19803 - Communication Agent Stack Event Queue Utilization

Alarm Group:
CAF
Description:
The percent utilization of the Communication Agent Task stack queue is approaching defined threshold capacity. If this problem persists and the queue reaches above the defined threshold utilization, the new StackEvents (Query/Response/Relay) messages for the Task can be discarded based on the StackEvent priority and Application's Global Congestion Threshold Enforcement Mode.
Severity:
Minor, Major, Critical
Instance:
<ComAgent StackTask Name>
HA Score:
Normal
Auto Clear Seconds:
0 (zero)
OID:
cAFQueueUtilNotify
Cause:

This alarm raises when KPI ComAgentQueueUtil exceeds the thresholds defined in the SysMetricThreshold table .

  • MINOR: ComAgentQueueUtil|CAF|-*|Current|19803|60|50|3000
  • MAJOR: ComAgentQueueUtil|CAF|**|Current|19803|80|70|3000
  • CRITICAL: ComAgentQueueUtil|CAF|*C|Current|19803|95|90|3000
Diagnostic Information:

The percent utilization of the Communication Agent Task's Queue is approaching its defined capacity. If this problem persists and the queue reaches above the defined threshold utilization, the new StackEvents (Query/Response/Relay) messages for the Task can be discarded, based on the StackEvent priority and Application's Global Congestion Threshold Enforcement Mode.
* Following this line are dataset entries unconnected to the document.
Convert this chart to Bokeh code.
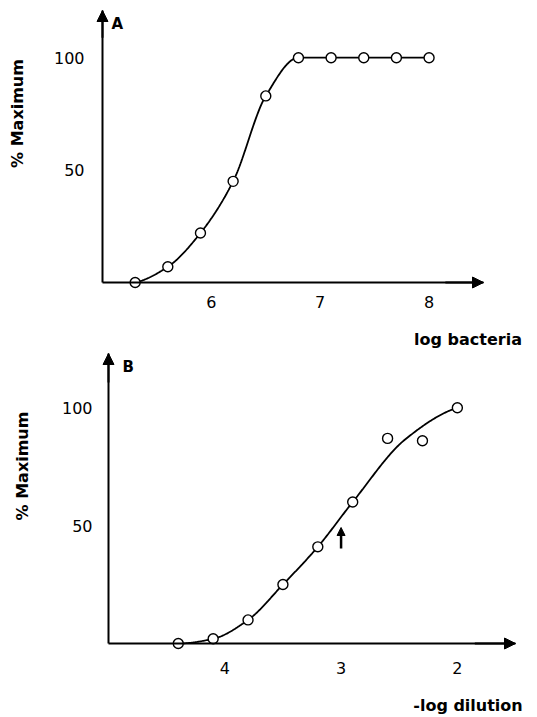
import numpy as np
from bokeh.plotting import figure
from bokeh.layouts import column
from bokeh.models import Range1d, FixedTicker, Arrow, NormalHead, Label, LinearAxis
from bokeh.embed import file_html
from bokeh.resources import INLINE

# ---- data ----
a_log_bacteria = [5.3, 5.6, 5.9, 6.2, 6.5, 6.8, 7.1, 7.4, 7.7, 8.0]
a_pct_max = [0, 7, 22, 45, 83, 100, 100, 100, 100, 100]
a_xticks = [6, 7, 8]

b_neg_log_dilution = [4.4, 4.1, 3.8, 3.5, 3.2, 2.9, 2.6, 2.3, 2.0]
b_pct_max = [0, 2, 10, 25, 41, 60, 87, 86, 100]
b_xticks = [4, 3, 2]
b_marker_x = [3.0]
b_marker_y = [40.3, 49.2]

y_ticks = [50, 100]

FONT = "DejaVu Sans"
W = 537


def isotonic_knots(x, y):
    """Pool adjacent violators (non-decreasing y along the given order)."""
    blocks = []
    for xi, yi in zip(x, y):
        blocks.append([xi, yi, 1])
        while len(blocks) > 1 and blocks[-2][1] / blocks[-2][2] > blocks[-1][1] / blocks[-1][2]:
            b = blocks.pop()
            blocks[-1][0] += b[0]
            blocks[-1][1] += b[1]
            blocks[-1][2] += b[2]
    kx = np.array([b[0] / b[2] for b in blocks])
    ky = np.array([b[1] / b[2] for b in blocks])
    order = np.argsort(kx)
    return kx[order], ky[order]


def pchip(x, y, n=300):
    x = np.asarray(x, float)
    y = np.asarray(y, float)
    h = np.diff(x)
    d = np.diff(y) / h
    m = np.zeros_like(y)
    for k in range(1, len(x) - 1):
        if d[k - 1] * d[k] <= 0:
            m[k] = 0.0
        else:
            w1 = 2 * h[k] + h[k - 1]
            w2 = h[k] + 2 * h[k - 1]
            m[k] = (w1 + w2) / (w1 / d[k - 1] + w2 / d[k])

    def endslope(h0, h1, d0, d1):
        s = ((2 * h0 + h1) * d0 - h0 * d1) / (h0 + h1)
        if np.sign(s) != np.sign(d0):
            s = 0.0
        elif np.sign(d0) != np.sign(d1) and abs(s) > 3 * abs(d0):
            s = 3 * d0
        return s

    m[0] = endslope(h[0], h[1], d[0], d[1])
    m[-1] = endslope(h[-1], h[-2], d[-1], d[-2])
    xs = np.linspace(x[0], x[-1], n)
    idx = np.clip(np.searchsorted(x, xs) - 1, 0, len(x) - 2)
    t = (xs - x[idx]) / h[idx]
    h00 = 2 * t**3 - 3 * t**2 + 1
    h10 = t**3 - 2 * t**2 + t
    h01 = -2 * t**3 + 3 * t**2
    h11 = t**3 - t**2
    ys = h00 * y[idx] + h10 * h[idx] * m[idx] + h01 * y[idx + 1] + h11 * h[idx] * m[idx + 1]
    return xs, ys


class Panel:
    def __init__(self, height, xax, xpx, yax, ypx, xticks, x_standoff, y_standoff):
        # xax = (x at axis origin, x at arrow tip); xpx = their pixel columns
        # yax = (y at axis origin, y at arrow tip); ypx = their pixel rows
        self.sx = (xpx[1] - xpx[0]) / (xax[1] - xax[0])
        self.sy = (ypx[0] - ypx[1]) / (yax[1] - yax[0])
        self.x0, self.px0 = xax[0], xpx[0]
        self.y0, self.py0 = yax[0], ypx[0]
        xr = Range1d(xax[0] - xpx[0] / self.sx, xax[0] + (W - xpx[0]) / self.sx)
        yr = Range1d(yax[0] - (height - ypx[0]) / self.sy, yax[0] + ypx[0] / self.sy)
        p = figure(width=W, height=height, x_range=xr, y_range=yr,
                   output_backend="svg", toolbar_location=None,
                   x_axis_location=None, y_axis_location=None, min_border=0)
        p.outline_line_color = None
        p.grid.visible = False
        p.background_fill_color = "white"
        p.border_fill_color = "white"
        xaxis = LinearAxis(fixed_location=yax[0], bounds=(min(xax), max(xax)),
                           ticker=FixedTicker(ticks=xticks),
                           major_label_standoff=x_standoff)
        yaxis = LinearAxis(fixed_location=xax[0], bounds=(min(yax), max(yax)),
                           ticker=FixedTicker(ticks=y_ticks),
                           major_label_standoff=y_standoff)
        for ax in (xaxis, yaxis):
            ax.axis_line_width = 2
            ax.axis_line_color = "black"
            ax.major_tick_line_color = None
            ax.minor_tick_line_color = None
            ax.major_label_text_font = FONT
            ax.major_label_text_font_size = "16px"
            ax.major_label_text_color = "black"
        p.add_layout(xaxis, "below")
        p.add_layout(yaxis, "left")
        head = dict(size=11, fill_color="black", line_color="black")
        p.add_layout(Arrow(end=NormalHead(**head),
                           x_start=xax[0] + 0.9 * (xax[1] - xax[0]), y_start=yax[0],
                           x_end=xax[1], y_end=yax[0], line_width=2, line_color="black"))
        p.add_layout(Arrow(end=NormalHead(**head),
                           x_start=xax[0], y_start=yax[0] + 0.9 * (yax[1] - yax[0]),
                           x_end=xax[0], y_end=yax[1], line_width=2, line_color="black"))
        self.p = p

    def dx(self, px):
        return self.x0 + (px - self.px0) / self.sx

    def dy(self, py):
        return self.y0 + (self.py0 - py) / self.sy

    def label(self, px, py, text, size, bold=True, angle=0.0, align="center"):
        self.p.add_layout(Label(x=self.dx(px), y=self.dy(py), text=text, text_font=FONT,
                                text_font_style="bold" if bold else "normal",
                                text_font_size=size, angle=angle, text_align=align,
                                text_baseline="middle", text_color="black"))


def add_series(p, x, y):
    kx, ky = isotonic_knots(x, y)
    cx, cy = pchip(kx, ky)
    p.line(cx, cy, line_color="black", line_width=1.8)
    p.scatter(x, y, size=10, marker="circle", fill_color="white",
              line_color="black", line_width=1.4)


# ---- Panel A ----
A = Panel(350, (5.0, 8.5), (102, 483), (0, 121), (282, 10), a_xticks, 7, 12)
add_series(A.p, a_log_bacteria, a_pct_max)
A.label(111, 23.5, "A", "15px", align="left")
A.label(17, 113, "% Maximum", "16px", angle=np.pi / 2)
A.label(467.5, 339, "log bacteria", "16px")

# ---- Panel B ----
B = Panel(367, (5.0, 1.5), (108, 515), (0, 123), (293, 3), b_xticks, 12, 10)
add_series(B.p, b_neg_log_dilution, b_pct_max)
B.p.add_layout(Arrow(end=NormalHead(size=8, fill_color="black", line_color="black"),
                     x_start=b_marker_x[0], y_start=b_marker_y[0],
                     x_end=b_marker_x[0], y_end=b_marker_y[1],
                     line_width=2.5, line_color="black"))
B.label(122, 16, "B", "15px", align="left")
B.label(22, 115.5, "% Maximum", "16px", angle=np.pi / 2)
B.label(467.5, 355, "-log dilution", "16px")

layout = column(A.p, B.p, spacing=0)
open("out.html", "w").write(file_html(layout, INLINE))
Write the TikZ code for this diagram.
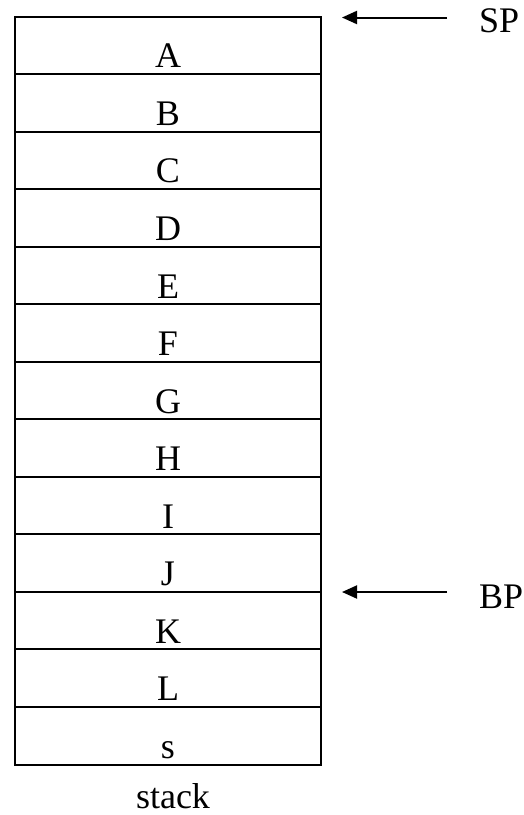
\documentclass[tikz,border=0pt]{standalone}
\usepackage{fontspec}
\setmainfont{Liberation Serif}
\usetikzlibrary{arrows.meta}
\begin{document}
\begin{tikzpicture}[x=1pt,y=-1pt,
  cell/.style={draw, line width=2pt, rectangle, inner sep=0pt,
    minimum width=306.6pt, minimum height=57.54pt},
  bigtext/.style={inner sep=0pt, font=\fontsize{36}{42}\selectfont},
  celltext/.style={bigtext, anchor=base},
  pointer/.style={line width=2pt, -{Triangle[length=15pt,width=13pt]}},
  ptrlabel/.style={bigtext, anchor=base west}]
  \useasboundingbox (0,0) rectangle (524,815);
  % stack cells, top to bottom
  \foreach \t [count=\i] in {A,B,C,D,E,F,G,H,I,J,K,L,s} {
    \node[cell] (c\i) at (168, {16.5 + (\i-0.5)*57.54}) {};
    \node[celltext] (t\i) at (168, {16.5 + \i*57.54 - 6.2}) {\t};
  }
  \node[bigtext, anchor=base] (caption) at (173,808.5) {stack};
  % stack pointer
  \coordinate (spTail) at (447,17.5);
  \coordinate (spTip) at (342,17.5);
  \draw[pointer] (spTail) -- (spTip);
  \node[ptrlabel] (sp) at (479,32) {SP};
  % base pointer
  \coordinate (bpTail) at (447,592);
  \coordinate (bpTip) at (342,592);
  \draw[pointer] (bpTail) -- (bpTip);
  \node[ptrlabel] (bp) at (479,608) {BP};
\end{tikzpicture}
\end{document}
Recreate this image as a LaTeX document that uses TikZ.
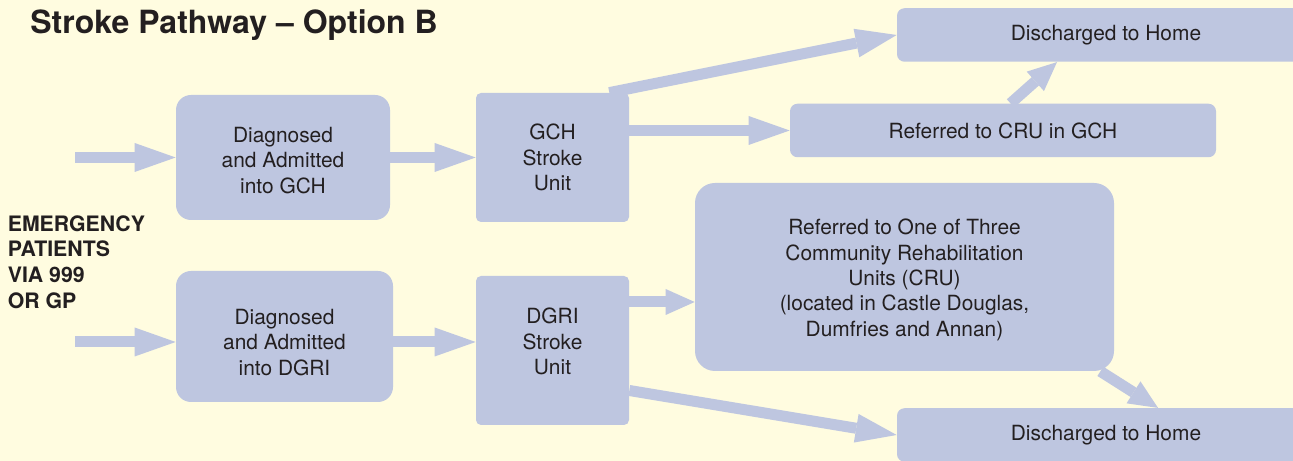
\documentclass[tikz,border=0pt]{standalone}
\usepackage{fontspec}
\setmainfont{TeX Gyre Heros}
\usepackage{xcolor}
\usepackage{tikz}
\usetikzlibrary{arrows.meta, positioning, calc}
\definecolor{paper}{HTML}{FFFCE0}
\definecolor{lilac}{HTML}{BEC6E0}
\definecolor{ink}{HTML}{231F20}
\tikzstyle{box}      = [rectangle, rounded corners=0.3cm, fill=lilac, text=ink,
                        align=center, inner sep=0pt,
                        font=\fontsize{11.9}{14.4}\selectfont]
\tikzstyle{unit}     = [box, rounded corners=0.1cm]
\tikzstyle{bar}      = [box, rounded corners=0.15cm, minimum height=1.07cm]
\tikzstyle{fat}      = [line width=0.22cm, draw=lilac,
                        -{Triangle[length=0.82cm, width=0.58cm, line width=0pt]}]
\tikzstyle{fatshort} = [fat, -{Triangle[length=0.58cm, width=0.52cm, line width=0pt]}]

\begin{document}
\begin{tikzpicture}

  \fill[paper] (0,0) rectangle (25.86,9.22);
  \useasboundingbox (0,0) rectangle (25.86,9.22);

  %% ── Headings ──
  \node[anchor=base west, inner sep=0pt, text=ink,
        font=\bfseries\fontsize{18.2}{22}\selectfont] (title) at (0.6,8.54)
        {Stroke Pathway – Option B};
  \node[anchor=north west, inner sep=0pt, text=ink, align=left,
        font=\bfseries\fontsize{12.1}{14.6}\selectfont] (emerg) at (0.15,4.92)
        {EMERGENCY\\PATIENTS\\VIA 999\\OR GP};

  %% ── Admission ──
  \node[box, minimum width=4.28cm, minimum height=2.5cm, text height=1.44cm]
        (diagG) at (5.66,6.07) {Diagnosed\\and Admitted\\into GCH};
  \node[box, minimum width=4.34cm, minimum height=2.62cm, text height=1.56cm]
        (diagD) at (5.69,2.49) {Diagnosed\\and Admitted\\into DGRI};

  %% ── Stroke units ──
  \node[unit, minimum width=3.06cm, minimum height=2.58cm] (gchSU) at (11.05,6.07)
        {GCH\\Stroke\\Unit};
  \node[unit, minimum width=3.06cm, minimum height=2.98cm, text depth=0.36cm]
        (dgriSU) at (11.05,2.21) {DGRI\\Stroke\\Unit};

  %% ── Outcomes ──
  \node[bar, minimum width=8.36cm] (homeT) at (22.12,8.52) {Discharged to Home};
  \node[bar, minimum width=8.52cm] (cruG) at (20.06,6.61) {Referred to CRU in GCH};
  \node[box, rounded corners=0.4cm, minimum width=8.38cm, minimum height=3.76cm,
        text height=2.45cm] (cru) at (18.09,3.68)
        {Referred to One of Three\\Community Rehabilitation\\Units (CRU)\\
         (located in Castle Douglas,\\Dumfries and Annan)};
  \node[bar, minimum width=8.36cm] (homeB) at (22.12,0.52) {Discharged to Home};

  %% ── Arrows ──
  \coordinate (inG) at (1.5,6.07);
  \coordinate (inD) at (1.5,2.38);
  \coordinate (cruIn) at ([yshift=-0.5cm]cru.west);
  \draw[fat] (inG) -- (inG -| diagG.west);
  \draw[fat] (inD) -- (inD -| diagD.west);
  \draw[fat] (diagG) -- (gchSU);
  \draw[fat] (diagD.east |- inD) -- (dgriSU.west |- inD);
  \draw[fat] ([xshift=-0.4cm]gchSU.north east) -- (homeT.west);
  \draw[fat] (gchSU.east |- cruG.west) -- (cruG.west);
  \draw[fatshort] ([xshift=0.15cm]cruG.north) -- ([xshift=-0.98cm]homeT.south);
  \draw[fatshort] (dgriSU.east |- cruIn) -- (cruIn);
  \draw[fat] ([yshift=-0.8cm]dgriSU.east) -- (homeB.west);
  \draw[fatshort] ([xshift=-0.28cm]cru.south east) -- ([xshift=1.04cm]homeB.north);

\end{tikzpicture}
\end{document}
This alarm should not normally occur when no other congestion alarms are asserted. This may occur for a variety of reasons:
  • An IP network or Adjacent node problem may exist preventing from transmitting messages into the network at the same pace that messages are being received from the network.
  • The Task thread may be experiencing a problem preventing it from processing events from its event queue.
  • The mis-configuration of Adjacent Node IP routing may result in too much traffic being distributed to the MP.
  • There may be an insufficient number of MPs configured to handle the network traffic load.

Recovery:

  1. Navigate to Main Menu, and then Alarms & Events to examine the alarm log.

    An IP network or Adjacent node problem may exist preventing from transmitting messages into the network at the same pace that messages are being received from the network. The Task thread may be experiencing a problem preventing it from processing events from its event queue. It is recommended to contact My Oracle Support for assistance.

  2. Navigate to Status & Manage, and then KPIs to monitor the ingress traffic rate of each MP.

    Each MP in the server site should be receiving approximately the same ingress transaction per second.

    It is recommended to contact My Oracle Support for assistance.

  3. If the MP ingress rate is approximately the same, there may be an insufficient number of MPs configured to handle the network traffic load.

    If all MPs are in a congestion state, then the offered load to the server site is exceeding its capacity.

    It is recommended to contact My Oracle Support for assistance.